Vivimos un mundo guiado por el tacto, para dar órdenes
cotidianas en la vida cuando hasta ahora quizá le habíamos otorgado un estilo,
una dedicación para saber más y mejor de aquello a donde queríamos llegar.
Tacto era una forma de dejar huella, de recuerdo, una capacidad de seducción,
una demostración de la mejor ternura.
Ahora es el aviso para comunicarse, hasta un intento de
respuesta a donde queremos llegar. Tacto es situarnos, tomar sitio sin saber
quizá lo que vendrá después. Le hemos quitado a la palabra tacto, su más
hermoso significado, su aire de placer porque ahora es cotidiano su uso, su
necesidad. No necesita ni un umbral de calma, no proporciona previamente
disfrute alguno. Es posibilidad y necesidad.
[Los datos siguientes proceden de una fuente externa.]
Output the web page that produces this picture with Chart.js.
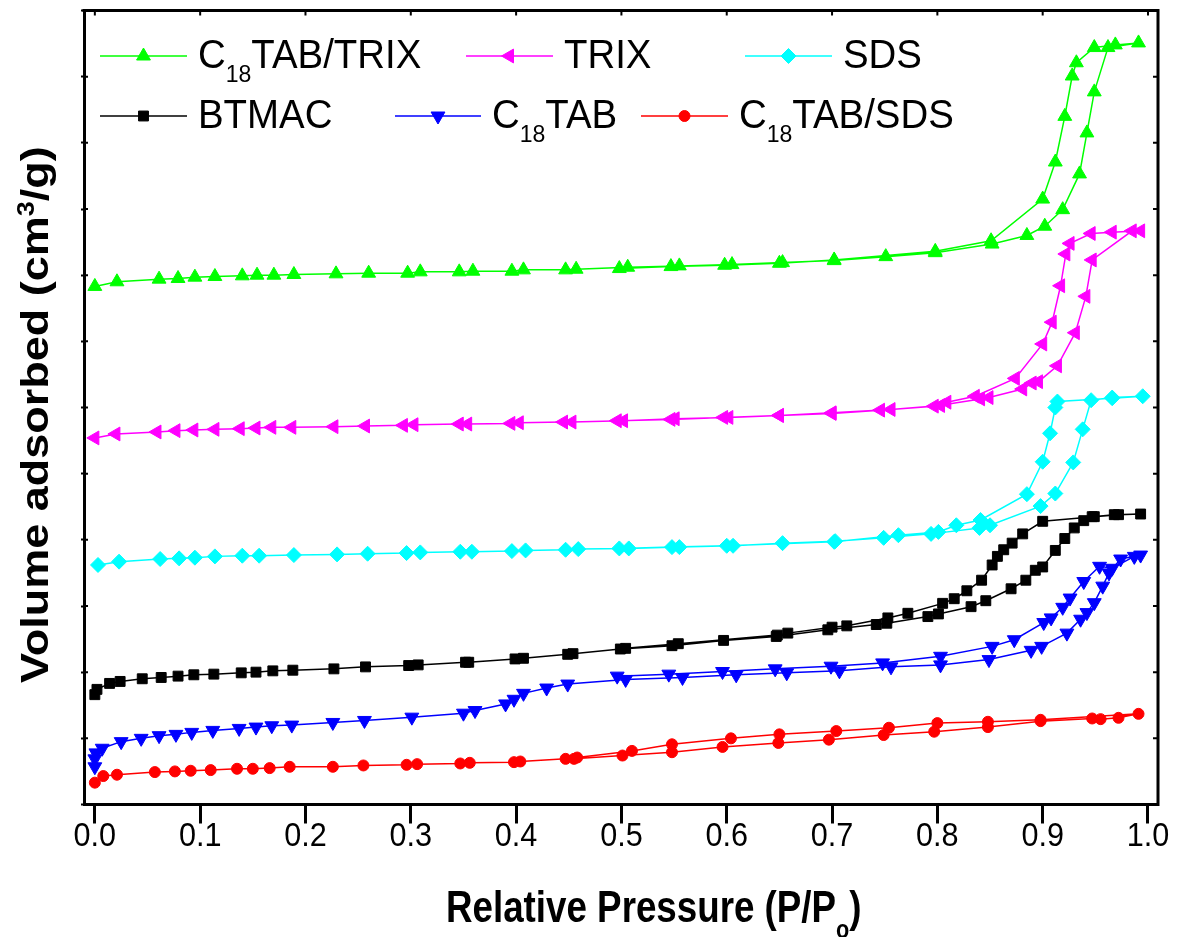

Necesitábamos eliminar el tejido previo, ganábamos así un
precioso terreno que serviría de paso para otros logros muy hermosos, una
posterior fascinación, una rendición
para darnos derecho a la felicidad que venía luego. Era un pequeño coto, no un
mundo entero como lo es ahora donde tantas cosas a nuestro alrededor ofrecen la
posibilidad de ejercerlo.
Pero a pesar de su amplia aplicación, me lo quisiera
reservar para lo que siempre constituyó la belleza de su éxito: que siguiera
siendo el anticipo para que dos personas lo necesitaran luego, entre sí, como
la forma más hermosa de manifestación íntima. Reservármelo para los grandes
acontecimientos propios, a la vez que para los pequeños detalles seleccionados
voluntariamente.
Es un éxito el roce de una mano, ese intransferible tacto
puede permitir saber ya de las entrañas mismas de su propietaria porque si
ambas manos siguen juntas luego, año tras año, se trata, sin duda, de no
haberse equivocado, significa el triunfo de una vida, su prolongación,
su apoyo. Porque no podemos olvidar la razón del poeta José Manuel Díez, ..."el tacto se perturba en lo que toca."
Una mano en la mano, no suele ser sitio equivocado. Una
mano que cede a otra mano, a lo mejor es como abrir el pliegue de una falda, el
aviso de la capacidad para la caricia. O tener la fortuna de ser convexo para
una mano cóncava porque te sentías algo perdido, sin saber qué hacer con ella.
Una mano lenta y voluntaria, bien utilizada, representa quizá la mejor parte de
la anatomía humana.
Porque a lo táctil, a ese mundo tan amplio que nos
ofrecen ahora se llega con las manos, con los dedos de cada una de ellas, pero
insisto, renuncio a muchas aplicaciones para seguir reservando lo táctil a lo
que hasta ahora ha constituido atracción o hasta perversión, pero nunca
distracción, mera conversación gratuita.
Rechazo, por ejemplo, la constancia habitual en todos los
rincones de la tierra del empleo de los dedos de nuestras manos en ese empleo
de comunicación inmediata que la tecnología ha puesto –precisamente en nuestras
manos- a través de los teléfonos móviles digitales. Para acceder a ellos ya no
piden consignas abreviadas de caracteres, basta la huella de un dedo para
reconocernos.
Pues no quiero que sepan tan fácilmente de mí. Mejor que
me pregunten más para identificarme. Mis huellas me las seguiré reservando como huecos privados de mi piel,
han de ser reclamo y ofrecimiento de
caricias, andan por ellas casi hasta los mismos nervios de mi cuerpo.
Queda claro, pues, definitivamente claro, que el mundo
táctil propio, nada menos que el de mis manos han de seguir teniendo el sitio
reservado para la más digna utilización. Me valen los ejemplos que he puesto, y
no debo olvidarme tampoco de la belleza que tiene mi tacto cuando paso despacio
la última página del último libro que acabo de leer.
No haberlo tenido en cuenta aquí, hubiera sido desentonar
de mi hábito diario, de mi palabra más común.